§ Collected data:
**********
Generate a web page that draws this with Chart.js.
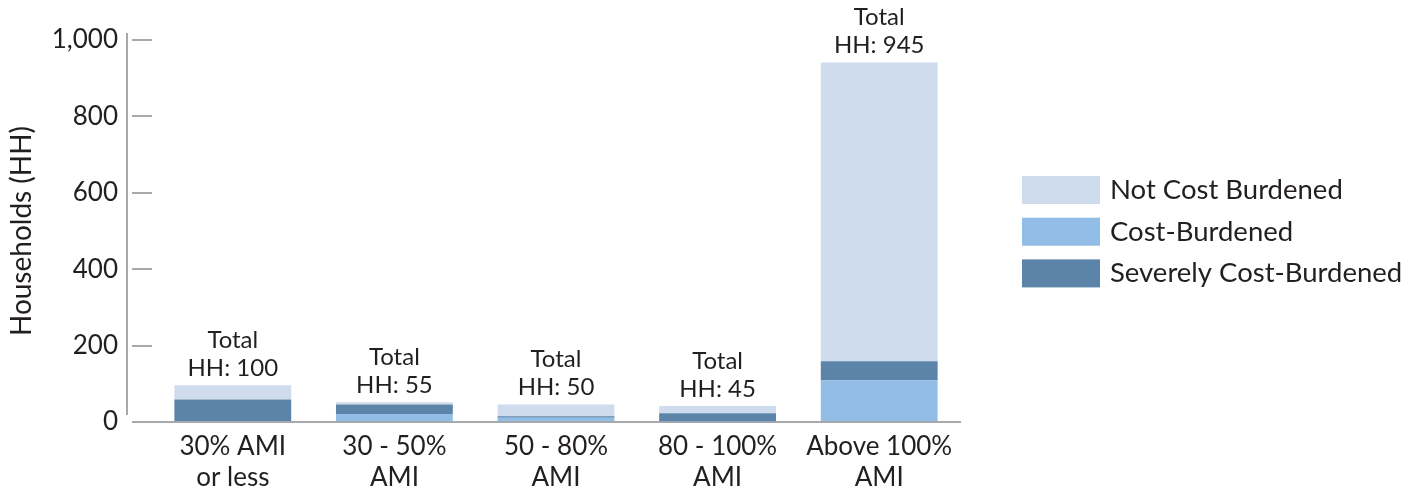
<!DOCTYPE html>
<html>
<head>
<meta charset="utf-8">
<script src="https://cdn.jsdelivr.net/npm/chart.js@4.4.1/dist/chart.umd.min.js"></script>
<style>
html, body { margin: 0; padding: 0; background: #fff; }
#wrap { width: 1424px; height: 490px; }
</style>
</head>
<body>
<div id="wrap"><canvas id="chart" width="1424" height="490"></canvas></div>
<script>
// data
const categories = [['30% AMI', 'or less'], ['30 - 50%', 'AMI'], ['50 - 80%', 'AMI'], ['80 - 100%', 'AMI'], ['Above 100%', 'AMI']];
const costBurdened = [0, 21, 11, 2, 109];
const severelyBurdened = [59, 25, 4, 21, 50];
const notBurdened = [37, 6, 31, 19, 782];
const totals = [100, 55, 50, 45, 945];
const yTicks = [0, 200, 400, 600, 800, 1000];
const legendOrder = ['Not Cost Burdened', 'Cost-Burdened', 'Severely Cost-Burdened'];

const textColor = '#231f20';
const axisGray = '#a7a9ac';

Chart.defaults.font.family = 'Lato';
Chart.defaults.color = textColor;

// short vertical axis line, drawn a bit left of the tick marks
const axisLine = {
    id: 'axisLine',
    afterDraw(chart) {
        const ctx = chart.ctx;
        const area = chart.chartArea;
        ctx.save();
        ctx.strokeStyle = axisGray;
        ctx.lineWidth = 2;
        ctx.beginPath();
        ctx.moveTo(area.left - 25, area.top - 7);
        ctx.lineTo(area.left - 25, area.bottom - 7);
        ctx.stroke();
        ctx.restore();
    }
};

// "Total / HH: n" above each bar
const totalLabels = {
    id: 'totalLabels',
    afterDatasetsDraw(chart) {
        const ctx = chart.ctx;
        const meta = chart.getDatasetMeta(2);
        ctx.save();
        ctx.font = '24px Lato';
        ctx.fillStyle = textColor;
        ctx.textAlign = 'center';
        ctx.textBaseline = 'middle';
        meta.data.forEach((bar, i) => {
            ctx.fillText('Total', bar.x, bar.y - 45);
            ctx.fillText('HH: ' + totals[i], bar.x, bar.y - 17);
        });
        ctx.restore();
    }
};

// legend on the right, listed in the reference order
const sideLegend = {
    id: 'sideLegend',
    afterDraw(chart) {
        const ctx = chart.ctx;
        const x = chart.chartArea.right + 62;
        let y = 176;
        ctx.save();
        ctx.font = '27.5px Lato';
        ctx.textBaseline = 'middle';
        ctx.textAlign = 'left';
        legendOrder.forEach(name => {
            const ds = chart.data.datasets.find(d => d.label === name);
            ctx.fillStyle = ds.backgroundColor;
            ctx.fillRect(x, y, 78, 28);
            ctx.fillStyle = textColor;
            ctx.fillText(name, x + 88, y + 14);
            y += 41.7;
        });
        ctx.restore();
    }
};

new Chart(document.getElementById('chart'), {
    type: 'bar',
    data: {
        labels: categories,
        datasets: [
            { label: 'Cost-Burdened', data: costBurdened, backgroundColor: '#92bde6' },
            { label: 'Severely Cost-Burdened', data: severelyBurdened, backgroundColor: '#5c84a8' },
            { label: 'Not Cost Burdened', data: notBurdened, backgroundColor: '#cfdcee' }
        ]
    },
    options: {
        responsive: false,
        animation: false,
        borderWidth: 0,
        barPercentage: 0.723,
        categoryPercentage: 1,
        layout: { padding: { top: 40, right: 464, bottom: 0, left: 0 } },
        plugins: {
            tooltip: { enabled: false },
            legend: { display: false }
        },
        scales: {
            x: {
                stacked: true,
                grid: { display: false, drawTicks: false },
                border: { color: axisGray, width: 2 },
                ticks: { font: { size: 26, lineHeight: 1.2 }, padding: 9, color: textColor, maxRotation: 0 },
                afterFit(scale) { scale.height = 68; }
            },
            y: {
                stacked: true,
                min: 0,
                max: 1000,
                afterBuildTicks(scale) { scale.ticks = yTicks.map(v => ({ value: v })); },
                grid: { drawOnChartArea: false, tickLength: 20, color: axisGray, lineWidth: 2 },
                border: { display: false },
                ticks: {
                    font: { size: 26 },
                    padding: 14,
                    color: textColor,
                    callback: v => v.toLocaleString('en-US')
                },
                title: { display: true, text: 'Households (HH)', font: { size: 28 }, padding: { top: 5, bottom: 0 }, color: textColor },
                afterFit(scale) { scale.width = 152; }
            }
        }
    },
    plugins: [axisLine, totalLabels, sideLegend]
});
</script>
</body>
</html>
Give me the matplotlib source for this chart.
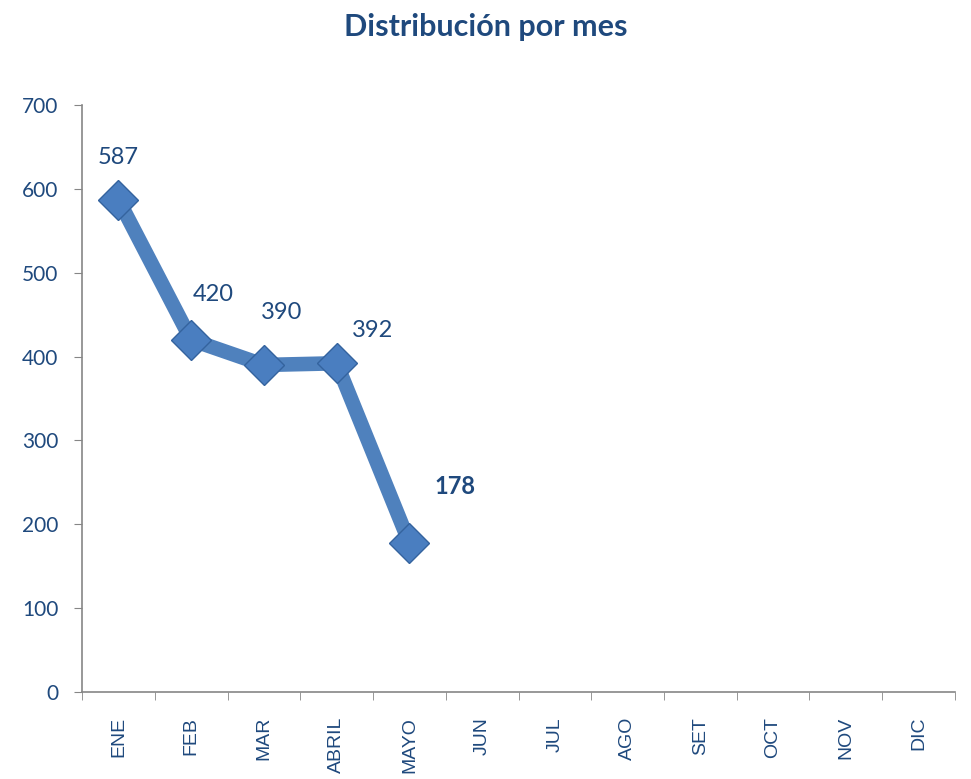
import matplotlib.pyplot as plt
import numpy as np

meses = ['ENE', 'FEB', 'MAR', 'ABRIL', 'MAYO', 'JUN', 'JUL', 'AGO', 'SET', 'OCT', 'NOV', 'DIC']
valores = [587, 420, 390, 392, 178]
# desplazamiento de las etiquetas (px)
offsets = [(0, 42), (22, 45), (18, 52), (36, 33), (46, 56)]

azul = '#4F81BD'
texto = '#1F497D'

fig = plt.figure(figsize=(9.71, 7.79), dpi=100)
ax = fig.add_axes([0.0845, 0.1117, 0.899, 0.7535])

x = np.arange(len(valores))
ax.plot(x, valores, color=azul, lw=10.5, solid_joinstyle='miter', zorder=2)
ax.plot(x, valores, ls='none', marker='D', ms=20, mfc='#4A7EC0', mec='#34639E', mew=1.0, zorder=3)

for i, v in enumerate(valores):
    peso = 'bold' if i == len(valores) - 1 else 'normal'
    ax.annotate(str(v), (x[i], v), xytext=offsets[i], textcoords='offset pixels',
                ha='center', va='center', fontsize=17, color=texto,
                fontfamily='Lato', fontweight=peso)

ax.set_xlim(-0.5, len(meses) - 0.5)
ax.set_ylim(0, 700)
ax.set_yticks(range(0, 701, 100))
ax.set_xticks(np.arange(len(meses)))
ax.set_xticklabels(meses, rotation=90, fontsize=14, color=texto, fontfamily='Liberation Sans')
ax.set_xticks(np.arange(-0.5, len(meses)), minor=True)
ax.tick_params(axis='x', which='major', length=0, pad=18)
ax.tick_params(axis='x', which='minor', length=6, color='#868686')
ax.tick_params(axis='y', length=6, color='#868686', labelsize=15, labelcolor=texto, pad=11)
for lbl in ax.get_yticklabels():
    lbl.set_fontfamily('Lato')

for s in ['top', 'right']:
    ax.spines[s].set_visible(False)
for s in ['left', 'bottom']:
    ax.spines[s].set_color('#868686')
    ax.spines[s].set_linewidth(1.2)

fig.text(0.5, 0.965, 'Distribución por mes', ha='center', va='center',
         fontsize=22, fontweight='bold', color=texto, fontfamily='Lato')

fig.savefig('out.png', dpi=100)
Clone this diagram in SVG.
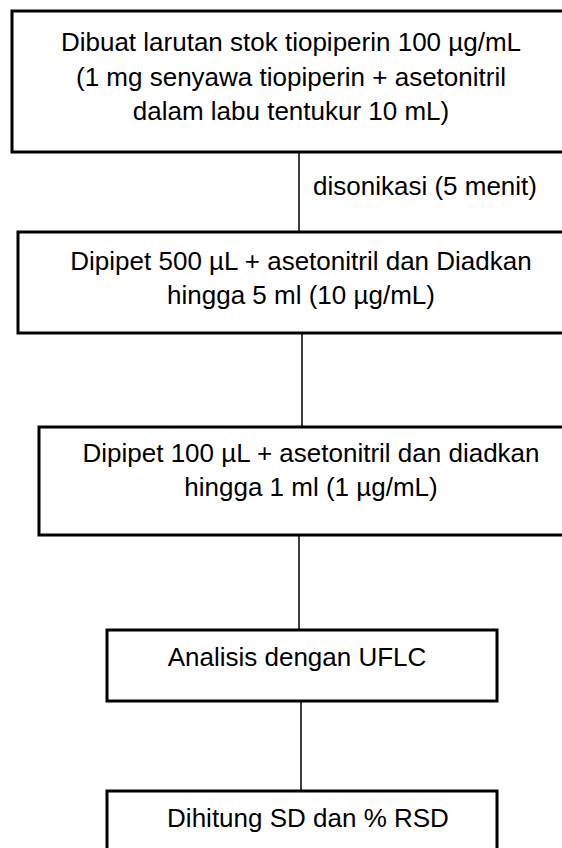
**********
All of the lines above should be retyped precisely, apart from the pictures.

Generate a web page that draws this with Chart.js.
<!DOCTYPE html>
<html>
<head>
<meta charset="utf-8">
<script src="https://cdn.jsdelivr.net/npm/chart.js@4.4.1/dist/chart.umd.min.js"></script>
<style>
html, body { margin: 0; padding: 0; background: #fff; }
#wrap { width: 1424px; height: 490px; }
</style>
</head>
<body>
<div id="wrap"><canvas id="chart" width="1424" height="490"></canvas></div>
<script>
// data
const categories = [['30% AMI', 'or less'], ['30 - 50%', 'AMI'], ['50 - 80%', 'AMI'], ['80 - 100%', 'AMI'], ['Above 100%', 'AMI']];
const costBurdened = [0, 21, 11, 2, 109];
const severelyBurdened = [59, 25, 4, 21, 50];
const notBurdened = [37, 6, 31, 19, 782];
const totals = [100, 55, 50, 45, 945];
const yTicks = [0, 200, 400, 600, 800, 1000];
const legendOrder = ['Not Cost Burdened', 'Cost-Burdened', 'Severely Cost-Burdened'];

const textColor = '#231f20';
const axisGray = '#a7a9ac';

Chart.defaults.font.family = 'Lato';
Chart.defaults.color = textColor;

// short vertical axis line, drawn a bit left of the tick marks
const axisLine = {
    id: 'axisLine',
    afterDraw(chart) {
        const ctx = chart.ctx;
        const area = chart.chartArea;
        ctx.save();
        ctx.strokeStyle = axisGray;
        ctx.lineWidth = 2;
        ctx.beginPath();
        ctx.moveTo(area.left - 25, area.top - 7);
        ctx.lineTo(area.left - 25, area.bottom - 7);
        ctx.stroke();
        ctx.restore();
    }
};

// "Total / HH: n" above each bar
const totalLabels = {
    id: 'totalLabels',
    afterDatasetsDraw(chart) {
        const ctx = chart.ctx;
        const meta = chart.getDatasetMeta(2);
        ctx.save();
        ctx.font = '24px Lato';
        ctx.fillStyle = textColor;
        ctx.textAlign = 'center';
        ctx.textBaseline = 'middle';
        meta.data.forEach((bar, i) => {
            ctx.fillText('Total', bar.x, bar.y - 45);
            ctx.fillText('HH: ' + totals[i], bar.x, bar.y - 17);
        });
        ctx.restore();
    }
};

// legend on the right, listed in the reference order
const sideLegend = {
    id: 'sideLegend',
    afterDraw(chart) {
        const ctx = chart.ctx;
        const x = chart.chartArea.right + 62;
        let y = 176;
        ctx.save();
        ctx.font = '27.5px Lato';
        ctx.textBaseline = 'middle';
        ctx.textAlign = 'left';
        legendOrder.forEach(name => {
            const ds = chart.data.datasets.find(d => d.label === name);
            ctx.fillStyle = ds.backgroundColor;
            ctx.fillRect(x, y, 78, 28);
            ctx.fillStyle = textColor;
            ctx.fillText(name, x + 88, y + 14);
            y += 41.7;
        });
        ctx.restore();
    }
};

new Chart(document.getElementById('chart'), {
    type: 'bar',
    data: {
        labels: categories,
        datasets: [
            { label: 'Cost-Burdened', data: costBurdened, backgroundColor: '#92bde6' },
            { label: 'Severely Cost-Burdened', data: severelyBurdened, backgroundColor: '#5c84a8' },
            { label: 'Not Cost Burdened', data: notBurdened, backgroundColor: '#cfdcee' }
        ]
    },
    options: {
        responsive: false,
        animation: false,
        borderWidth: 0,
        barPercentage: 0.723,
        categoryPercentage: 1,
        layout: { padding: { top: 40, right: 464, bottom: 0, left: 0 } },
        plugins: {
            tooltip: { enabled: false },
            legend: { display: false }
        },
        scales: {
            x: {
                stacked: true,
                grid: { display: false, drawTicks: false },
                border: { color: axisGray, width: 2 },
                ticks: { font: { size: 26, lineHeight: 1.2 }, padding: 9, color: textColor, maxRotation: 0 },
                afterFit(scale) { scale.height = 68; }
            },
            y: {
                stacked: true,
                min: 0,
                max: 1000,
                afterBuildTicks(scale) { scale.ticks = yTicks.map(v => ({ value: v })); },
                grid: { drawOnChartArea: false, tickLength: 20, color: axisGray, lineWidth: 2 },
                border: { display: false },
                ticks: {
                    font: { size: 26 },
                    padding: 14,
                    color: textColor,
                    callback: v => v.toLocaleString('en-US')
                },
                title: { display: true, text: 'Households (HH)', font: { size: 28 }, padding: { top: 5, bottom: 0 }, color: textColor },
                afterFit(scale) { scale.width = 152; }
            }
        }
    },
    plugins: [axisLine, totalLabels, sideLegend]
});
</script>
</body>
</html>
Give me the matplotlib source for this chart.
import matplotlib.pyplot as plt
import numpy as np

meses = ['ENE', 'FEB', 'MAR', 'ABRIL', 'MAYO', 'JUN', 'JUL', 'AGO', 'SET', 'OCT', 'NOV', 'DIC']
valores = [587, 420, 390, 392, 178]
# desplazamiento de las etiquetas (px)
offsets = [(0, 42), (22, 45), (18, 52), (36, 33), (46, 56)]

azul = '#4F81BD'
texto = '#1F497D'

fig = plt.figure(figsize=(9.71, 7.79), dpi=100)
ax = fig.add_axes([0.0845, 0.1117, 0.899, 0.7535])

x = np.arange(len(valores))
ax.plot(x, valores, color=azul, lw=10.5, solid_joinstyle='miter', zorder=2)
ax.plot(x, valores, ls='none', marker='D', ms=20, mfc='#4A7EC0', mec='#34639E', mew=1.0, zorder=3)

for i, v in enumerate(valores):
    peso = 'bold' if i == len(valores) - 1 else 'normal'
    ax.annotate(str(v), (x[i], v), xytext=offsets[i], textcoords='offset pixels',
                ha='center', va='center', fontsize=17, color=texto,
                fontfamily='Lato', fontweight=peso)

ax.set_xlim(-0.5, len(meses) - 0.5)
ax.set_ylim(0, 700)
ax.set_yticks(range(0, 701, 100))
ax.set_xticks(np.arange(len(meses)))
ax.set_xticklabels(meses, rotation=90, fontsize=14, color=texto, fontfamily='Liberation Sans')
ax.set_xticks(np.arange(-0.5, len(meses)), minor=True)
ax.tick_params(axis='x', which='major', length=0, pad=18)
ax.tick_params(axis='x', which='minor', length=6, color='#868686')
ax.tick_params(axis='y', length=6, color='#868686', labelsize=15, labelcolor=texto, pad=11)
for lbl in ax.get_yticklabels():
    lbl.set_fontfamily('Lato')

for s in ['top', 'right']:
    ax.spines[s].set_visible(False)
for s in ['left', 'bottom']:
    ax.spines[s].set_color('#868686')
    ax.spines[s].set_linewidth(1.2)

fig.text(0.5, 0.965, 'Distribución por mes', ha='center', va='center',
         fontsize=22, fontweight='bold', color=texto, fontfamily='Lato')

fig.savefig('out.png', dpi=100)
Clone this diagram in SVG.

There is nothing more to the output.